Power Pitching Trio a Bright Spot for the Arizona Diamondbacks' Future

By jimneveau

As the Arizona Diamondbacks slide into oblivion for the rest of the 2012 baseball season, those covering the team have begun to change their focus from the playoff race this season to the future for this ball club.

Fortunately for those scribes and pundits, there is plenty to be excited about, as Scott Bordow, columnist for the Arizona Republic, expressed in a piece he wrote for the paper yesterday. He wrote an intriguing article about the young pitching staff that the team is liable to roll out with next season, focusing on the young triumvirate of Trevor Bauer, Patrick Corbin, and Tyler Skaggs. He also mentioned the youth of guys like Wade Miley and Daniel Hudson as well, and even reminded fans that Trevor Cahill, who was extracted for a fairly high price from the Oakland A’s, could end up being the odd man out of the rotation in 2013.

He also brought up the dangers of comparing the young trio to the ones that teams like the Atlanta Braves (Greg Maddux, Tom Glavine, and John Smoltz) and the A’s themselves (Barry Zito, Mark Mulder, and Tim Hudson) trotted out in their respective hey days. He emphasized in the column that these trios were rare commodities, and that you could expect plenty of growing pains from three guys who are barely in their 20’s.

The real telling statistic in the piece was the combined wins of the quintet of Cahill, Skaggs, Corbin, Bauer, and Miley, which stands at 74 games as of this moment. Of those wins, Cahill has 49 of them, underscoring in compelling fashion just how inexperienced this group is, which is still disturbing even  though manager Kirk Gibson was quoted in the piece as saying “I don’t think it matters what their age is.”

While the article expressed a lot of reservations about the wisdom of going into next season with these three players in the rotation, there are still plenty of reasons for fans to be excited about the possibilities that next season will bring.

First off, they seem likely to be backed up by plenty of offense.

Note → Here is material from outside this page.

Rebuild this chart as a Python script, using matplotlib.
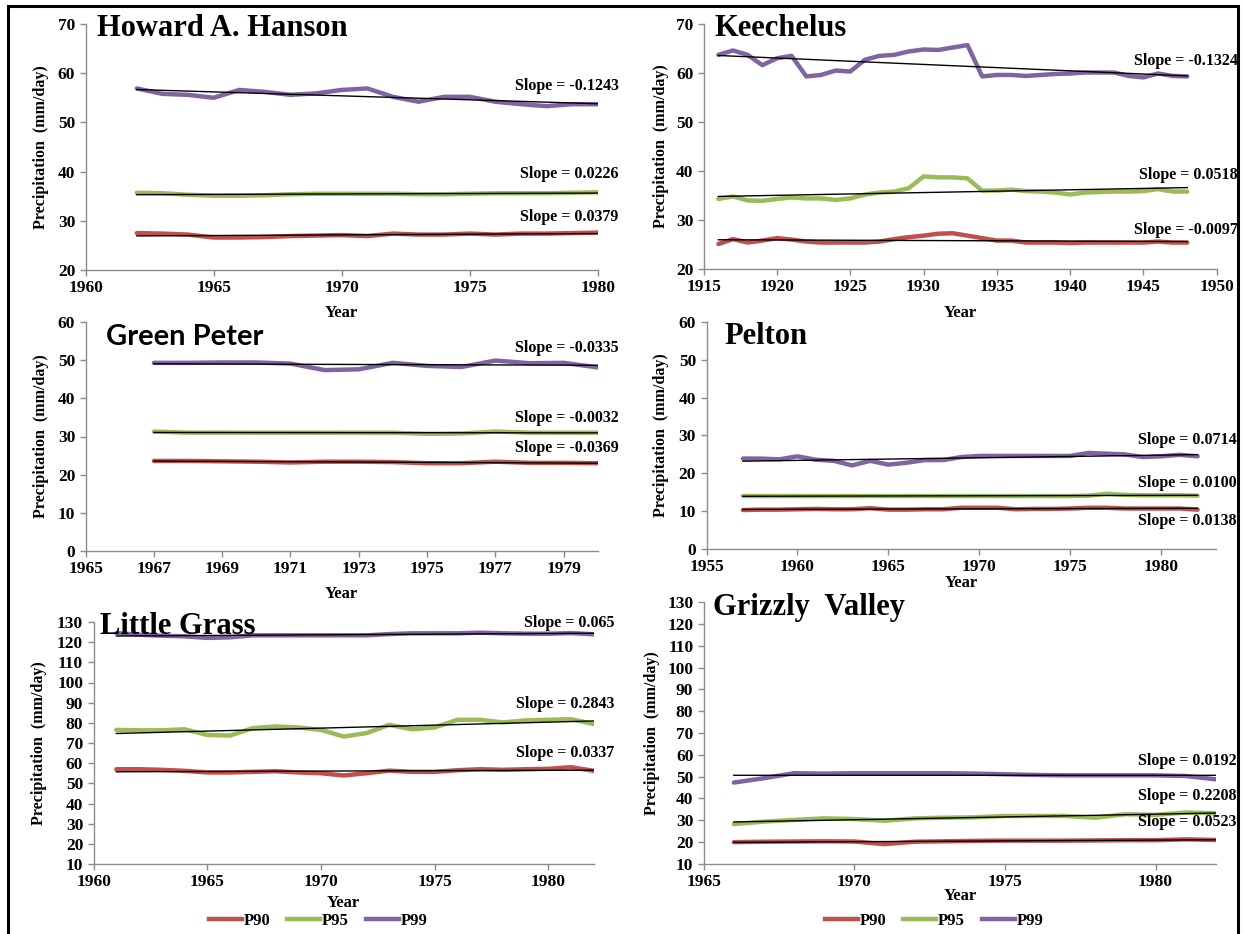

The team will likely be largely intact when it reassembles in Scottsdale next February, with Jason Kubel, Aaron Hill, and others locked up through at least the 2013 season. In addition, Justin Upton and Miguel Montero are both still under team control for quite a bit longer, with Upton still playing under the extension he signed in 2010 and Montero the fresh recipient of a five year extension earlier this summer.

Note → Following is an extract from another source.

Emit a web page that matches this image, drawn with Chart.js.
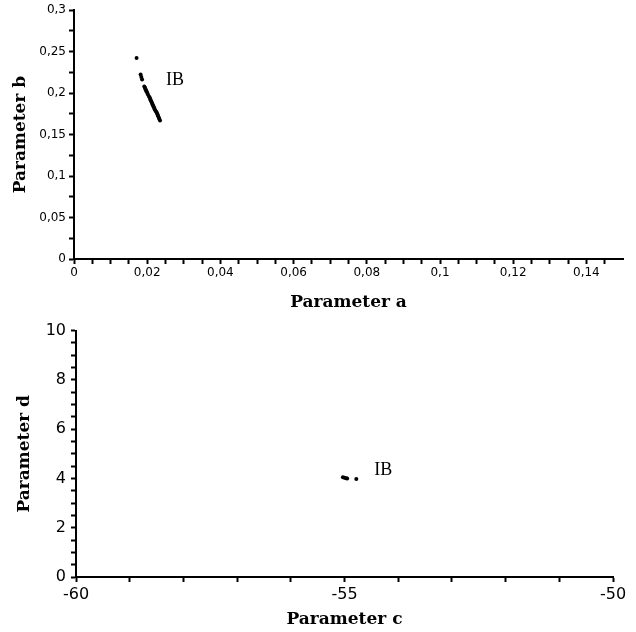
<!DOCTYPE html>
<html>
<head>
<meta charset="utf-8">
<script src="https://cdn.jsdelivr.net/npm/chart.js@4.4.1/dist/chart.umd.min.js"></script>
<style>
  html, body { margin: 0; padding: 0; background: #fff; }
  #wrap { position: relative; width: 636px; height: 632px; }
  canvas { position: absolute; left: 0; }
  #topChart { top: 0; }
  #bottomChart { top: 316px; }
</style>
</head>
<body>
<div id="wrap">
  <canvas id="topChart" width="636" height="316"></canvas>
  <canvas id="bottomChart" width="636" height="316"></canvas>
</div>
<script>
// parameter a / b cloud (top plot)
const paramA = [0.0171, 0.0182, 0.0184, 0.0186, 0.0192, 0.0194, 0.0195, 0.0197, 0.0198,
  0.0200, 0.0202, 0.0205, 0.0207, 0.0208, 0.0210, 0.0211, 0.0213, 0.0214, 0.0216,
  0.0217, 0.0219, 0.0220, 0.0222, 0.0224, 0.0226, 0.0227, 0.0229, 0.0230, 0.0232,
  0.0233, 0.0235];
const paramB = [0.2425, 0.2225, 0.2195, 0.2165, 0.2080, 0.2065, 0.2050, 0.2035, 0.2020,
  0.2005, 0.1985, 0.1960, 0.1945, 0.1930, 0.1915, 0.1900, 0.1885, 0.1870, 0.1855,
  0.1840, 0.1825, 0.1810, 0.1795, 0.1780, 0.1765, 0.1750, 0.1735, 0.1720, 0.1700,
  0.1690, 0.1670];

// parameter c / d cloud (bottom plot)
const paramC = [-55.03, -55.00, -54.97, -54.95, -54.78];
const paramD = [4.05, 4.03, 4.01, 4.00, 3.98];

// tick marks and labels
const aTicks = [];
for (let i = 0; i <= 29; i++) aTicks.push(i * 0.005);
const aLabels = { 0: '0', 20: '0,02', 40: '0,04', 60: '0,06', 80: '0,08', 100: '0,1', 120: '0,12', 140: '0,14' };
const bTicks = [];
for (let i = 0; i <= 12; i++) bTicks.push(i * 0.025);
const bLabels = { 0: '0', 50: '0,05', 100: '0,1', 150: '0,15', 200: '0,2', 250: '0,25', 300: '0,3' };
const cTicks = [-60, -59, -58, -57, -56, -55, -54, -53, -52, -51, -50];
const cLabels = { '-60': '-60', '-55': '-55', '-50': '-50' };
const dTicks = [];
for (let i = 0; i <= 20; i++) dTicks.push(i * 0.5);
const dLabels = { 0: '0', 2: '2', 4: '4', 6: '6', 8: '8', 10: '10' };

const topNote = { text: 'IB', x: 0.0276, y: 0.215 };
const bottomNote = { text: 'IB', x: -54.28, y: 4.33 };

const titleFont = { family: 'DejaVu Serif', weight: 'bold', size: 17 };
const smallTickFont = { family: 'DejaVu Sans', size: 12 };
const bigTickFont = { family: 'DejaVu Sans', size: 16 };

function pts(xs, ys) {
  return xs.map((x, i) => ({ x: x, y: ys[i] }));
}

const notePlugin = {
  id: 'note',
  afterDatasetsDraw(chart, args, opts) {
    const ctx = chart.ctx;
    const x = chart.scales.x.getPixelForValue(opts.x);
    const y = chart.scales.y.getPixelForValue(opts.y);
    ctx.save();
    ctx.fillStyle = '#000';
    ctx.font = '18px "Liberation Serif"';
    ctx.textAlign = 'center';
    ctx.textBaseline = 'middle';
    ctx.fillText(opts.text, x, y);
    ctx.restore();
  }
};

function axis(min, max, ticks, labels, key, font, pad, title, titlePad, fit) {
  return {
    type: 'linear',
    min: min,
    max: max,
    afterBuildTicks: s => { s.ticks = ticks.map(v => ({ value: v })); },
    afterFit: fit,
    border: { display: true, color: '#000', width: 2 },
    grid: { drawOnChartArea: false, drawTicks: true, tickLength: 5, tickColor: '#000', tickWidth: 2 },
    ticks: {
      autoSkip: false,
      maxRotation: 0,
      color: '#000',
      padding: pad,
      font: font,
      callback: v => {
        const k = key(v);
        return labels[k] !== undefined ? labels[k] : '';
      }
    },
    title: { display: true, text: title, color: '#000', font: titleFont, padding: titlePad }
  };
}

Chart.defaults.animation = false;

new Chart(document.getElementById('topChart'), {
  type: 'scatter',
  data: {
    datasets: [{
      data: pts(paramA, paramB),
      backgroundColor: '#000',
      borderColor: '#000',
      pointRadius: 2,
      borderWidth: 0
    }]
  },
  options: {
    responsive: false,
    layout: { padding: { top: 10, right: 13, left: 0, bottom: 0 } },
    plugins: { legend: { display: false }, tooltip: { enabled: false }, note: topNote },
    scales: {
      x: axis(0, 0.15, aTicks, aLabels, v => Math.round(v * 1000),
        smallTickFont, 2, 'Parameter a', { top: 0, bottom: 3 },
        s => { s.height = 57; }),
      y: axis(0, 0.3, bTicks, bLabels, v => Math.round(v * 1000),
        smallTickFont, 3, 'Parameter b', { top: 10, bottom: 0 },
        s => { s.width = 74; })
    }
  },
  plugins: [notePlugin]
});

new Chart(document.getElementById('bottomChart'), {
  type: 'scatter',
  data: {
    datasets: [{
      data: pts(paramC, paramD),
      backgroundColor: '#000',
      borderColor: '#000',
      pointRadius: 2,
      borderWidth: 0
    }]
  },
  options: {
    responsive: false,
    layout: { padding: { top: 7, right: 23, left: 0, bottom: 0 } },
    plugins: { legend: { display: false }, tooltip: { enabled: false }, note: bottomNote },
    scales: {
      x: axis(-60, -50, cTicks, cLabels, v => String(Math.round(v)),
        bigTickFont, 3, 'Parameter c', { top: 0, bottom: 2 },
        s => { s.height = 55; }),
      y: axis(0, 10, dTicks, dLabels, v => (Math.abs(v - Math.round(v)) < 1e-6 ? Math.round(v) : -1),
        bigTickFont, 5, 'Parameter d', { top: 14, bottom: 0 },
        s => { s.width = 76; })
    }
  },
  plugins: [notePlugin]
});
</script>
</body>
</html>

Together, that offense is hitting at a very good clip, near or in the top 10 in several key offensive categories, including runs scored, batting average, and slugging percentage. Yes, they have been fairly inconsistent this year, but not helping matters has been the slow recovery from injury of Chris Young, as well as the injuries that have plagued guys like Stephen Drew and Willie Bloomquist at shortstop.

With that kind of firepower behind them, the Diamondbacks’ pitching staff has a good back-up plan in case they are struggling, and that, frankly, is another reason for optimism in of itself. This group is going to struggle to get acclimated to major league hitting, as anyone who has made the jump from AAA to the bigs can attest. The batters are simply more adept at finding weaknesses in pitchers, much like hurlers can do when a new young bat comes into the league.

Good pitchers overcome that by varying their repertoires, and with the quality coaching that has ushered guys like Ian Kennedy and Miley into the big leagues with a good deal of success, there is no reason to suspect that the young trio will not have the same fortune.

Finally, there is the fact that the expectations facing the team will be a lot lower than they were coming into this season. As the 2011 NL West champs, the Diamondbacks had a huge target on their backs, and that has certainly weighed them down this season. They have struggled as the San Francisco Giants and Los Angeles Dodgers have surged, and unfortunately for them, they simply couldn’t keep pace as those two teams have been stockpiling talent in a mad dash to improve for the short-term.

All in all, it is going to be very interesting to see how Kevin Towers and company approach this offseason. Will they try to get involved in a huge attempt to sign a big name free agent like Josh Hamilton or BJ Upton, or will they focus instead on efforts to shore up their farm system in an attempt to be competitive in the somewhat long term? There is unfortunately no single correct answer to this query, and the intrigue will be in how exactly Towers decides to answer the bell.